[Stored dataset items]
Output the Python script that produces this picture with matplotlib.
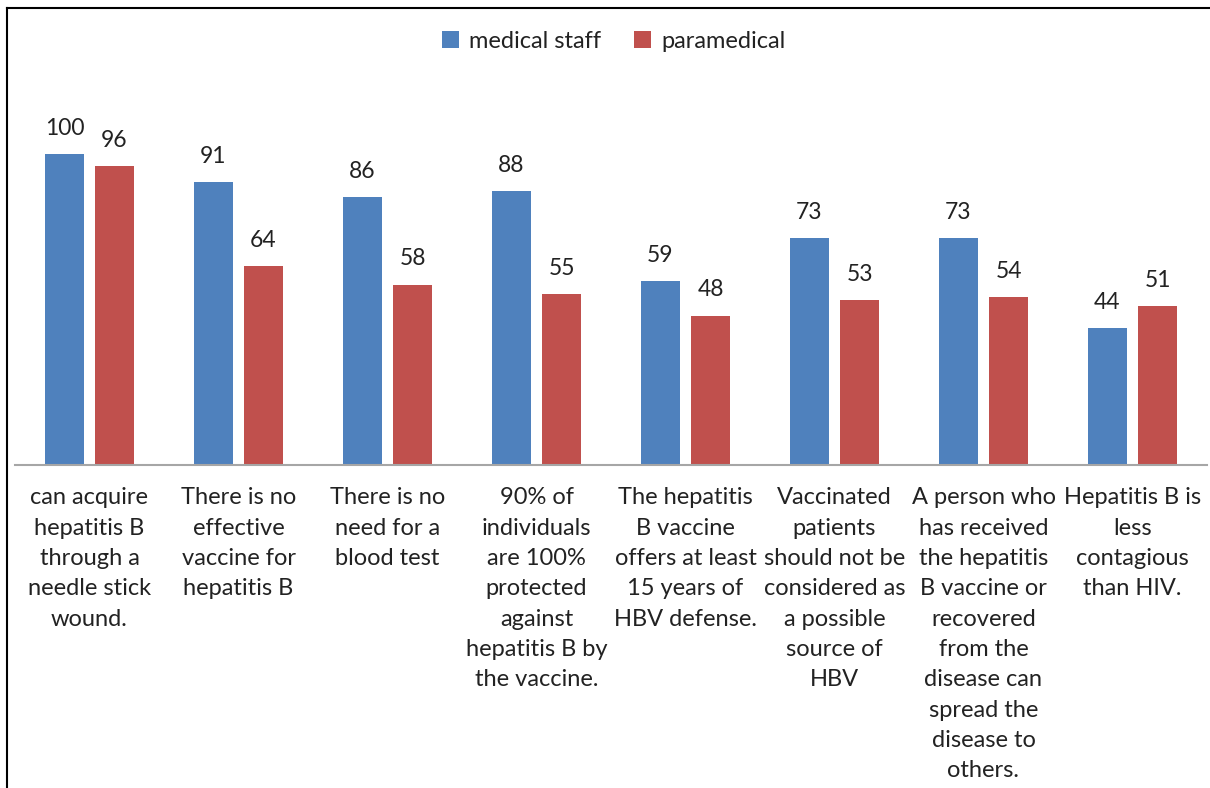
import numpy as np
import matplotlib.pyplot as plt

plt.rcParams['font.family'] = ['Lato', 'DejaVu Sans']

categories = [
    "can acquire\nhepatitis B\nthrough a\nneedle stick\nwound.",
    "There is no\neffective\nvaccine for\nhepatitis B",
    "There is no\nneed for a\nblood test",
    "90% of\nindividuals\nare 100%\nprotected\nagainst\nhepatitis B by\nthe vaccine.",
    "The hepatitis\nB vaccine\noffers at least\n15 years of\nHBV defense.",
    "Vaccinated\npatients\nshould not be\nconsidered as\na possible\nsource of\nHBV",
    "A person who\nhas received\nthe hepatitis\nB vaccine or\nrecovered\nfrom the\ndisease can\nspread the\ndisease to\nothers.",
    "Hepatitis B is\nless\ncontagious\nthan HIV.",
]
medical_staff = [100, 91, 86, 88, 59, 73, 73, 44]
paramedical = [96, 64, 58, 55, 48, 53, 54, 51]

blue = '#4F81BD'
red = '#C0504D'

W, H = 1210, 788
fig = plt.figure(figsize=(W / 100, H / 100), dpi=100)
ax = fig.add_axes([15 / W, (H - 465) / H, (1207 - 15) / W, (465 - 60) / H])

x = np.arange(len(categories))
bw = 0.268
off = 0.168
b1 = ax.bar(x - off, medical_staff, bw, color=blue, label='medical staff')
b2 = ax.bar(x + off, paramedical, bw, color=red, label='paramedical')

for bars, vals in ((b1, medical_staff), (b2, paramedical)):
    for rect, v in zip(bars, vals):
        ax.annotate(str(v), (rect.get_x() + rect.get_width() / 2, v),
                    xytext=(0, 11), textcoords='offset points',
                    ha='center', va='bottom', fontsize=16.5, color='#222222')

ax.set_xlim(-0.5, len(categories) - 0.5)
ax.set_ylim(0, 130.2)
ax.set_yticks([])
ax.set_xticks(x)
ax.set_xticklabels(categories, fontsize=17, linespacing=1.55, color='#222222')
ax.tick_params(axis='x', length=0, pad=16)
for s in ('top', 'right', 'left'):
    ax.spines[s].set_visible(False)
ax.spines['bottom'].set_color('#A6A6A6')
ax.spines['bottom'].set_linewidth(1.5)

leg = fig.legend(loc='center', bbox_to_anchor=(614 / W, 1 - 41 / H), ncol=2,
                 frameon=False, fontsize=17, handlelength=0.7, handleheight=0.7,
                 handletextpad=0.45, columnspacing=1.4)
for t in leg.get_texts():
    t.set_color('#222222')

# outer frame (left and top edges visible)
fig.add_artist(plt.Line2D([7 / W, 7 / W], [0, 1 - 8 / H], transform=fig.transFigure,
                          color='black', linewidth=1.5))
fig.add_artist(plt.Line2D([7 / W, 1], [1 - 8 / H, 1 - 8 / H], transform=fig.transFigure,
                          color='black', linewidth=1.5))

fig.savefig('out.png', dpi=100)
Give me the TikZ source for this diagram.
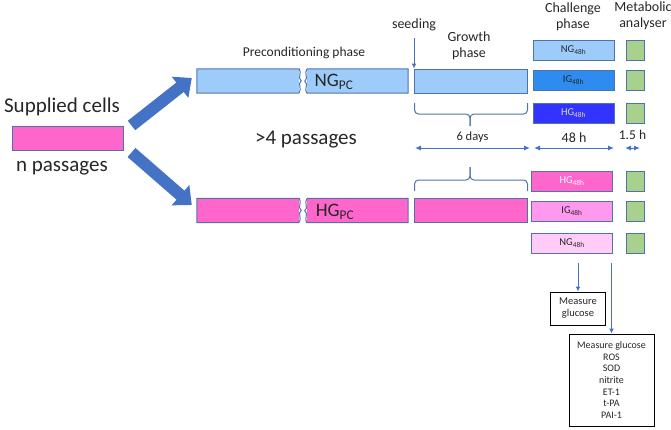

▶ _TO BE DONE_
Repeat the records above exactly, leaving out the pictures.

▶ _EXERCISE ANSWER_
Output the Python script that produces this picture with matplotlib.
import numpy as np
import matplotlib.pyplot as plt

plt.rcParams['font.family'] = ['Lato', 'DejaVu Sans']

categories = [
    "can acquire\nhepatitis B\nthrough a\nneedle stick\nwound.",
    "There is no\neffective\nvaccine for\nhepatitis B",
    "There is no\nneed for a\nblood test",
    "90% of\nindividuals\nare 100%\nprotected\nagainst\nhepatitis B by\nthe vaccine.",
    "The hepatitis\nB vaccine\noffers at least\n15 years of\nHBV defense.",
    "Vaccinated\npatients\nshould not be\nconsidered as\na possible\nsource of\nHBV",
    "A person who\nhas received\nthe hepatitis\nB vaccine or\nrecovered\nfrom the\ndisease can\nspread the\ndisease to\nothers.",
    "Hepatitis B is\nless\ncontagious\nthan HIV.",
]
medical_staff = [100, 91, 86, 88, 59, 73, 73, 44]
paramedical = [96, 64, 58, 55, 48, 53, 54, 51]

blue = '#4F81BD'
red = '#C0504D'

W, H = 1210, 788
fig = plt.figure(figsize=(W / 100, H / 100), dpi=100)
ax = fig.add_axes([15 / W, (H - 465) / H, (1207 - 15) / W, (465 - 60) / H])

x = np.arange(len(categories))
bw = 0.268
off = 0.168
b1 = ax.bar(x - off, medical_staff, bw, color=blue, label='medical staff')
b2 = ax.bar(x + off, paramedical, bw, color=red, label='paramedical')

for bars, vals in ((b1, medical_staff), (b2, paramedical)):
    for rect, v in zip(bars, vals):
        ax.annotate(str(v), (rect.get_x() + rect.get_width() / 2, v),
                    xytext=(0, 11), textcoords='offset points',
                    ha='center', va='bottom', fontsize=16.5, color='#222222')

ax.set_xlim(-0.5, len(categories) - 0.5)
ax.set_ylim(0, 130.2)
ax.set_yticks([])
ax.set_xticks(x)
ax.set_xticklabels(categories, fontsize=17, linespacing=1.55, color='#222222')
ax.tick_params(axis='x', length=0, pad=16)
for s in ('top', 'right', 'left'):
    ax.spines[s].set_visible(False)
ax.spines['bottom'].set_color('#A6A6A6')
ax.spines['bottom'].set_linewidth(1.5)

leg = fig.legend(loc='center', bbox_to_anchor=(614 / W, 1 - 41 / H), ncol=2,
                 frameon=False, fontsize=17, handlelength=0.7, handleheight=0.7,
                 handletextpad=0.45, columnspacing=1.4)
for t in leg.get_texts():
    t.set_color('#222222')

# outer frame (left and top edges visible)
fig.add_artist(plt.Line2D([7 / W, 7 / W], [0, 1 - 8 / H], transform=fig.transFigure,
                          color='black', linewidth=1.5))
fig.add_artist(plt.Line2D([7 / W, 1], [1 - 8 / H, 1 - 8 / H], transform=fig.transFigure,
                          color='black', linewidth=1.5))

fig.savefig('out.png', dpi=100)
Give me the TikZ source for this diagram.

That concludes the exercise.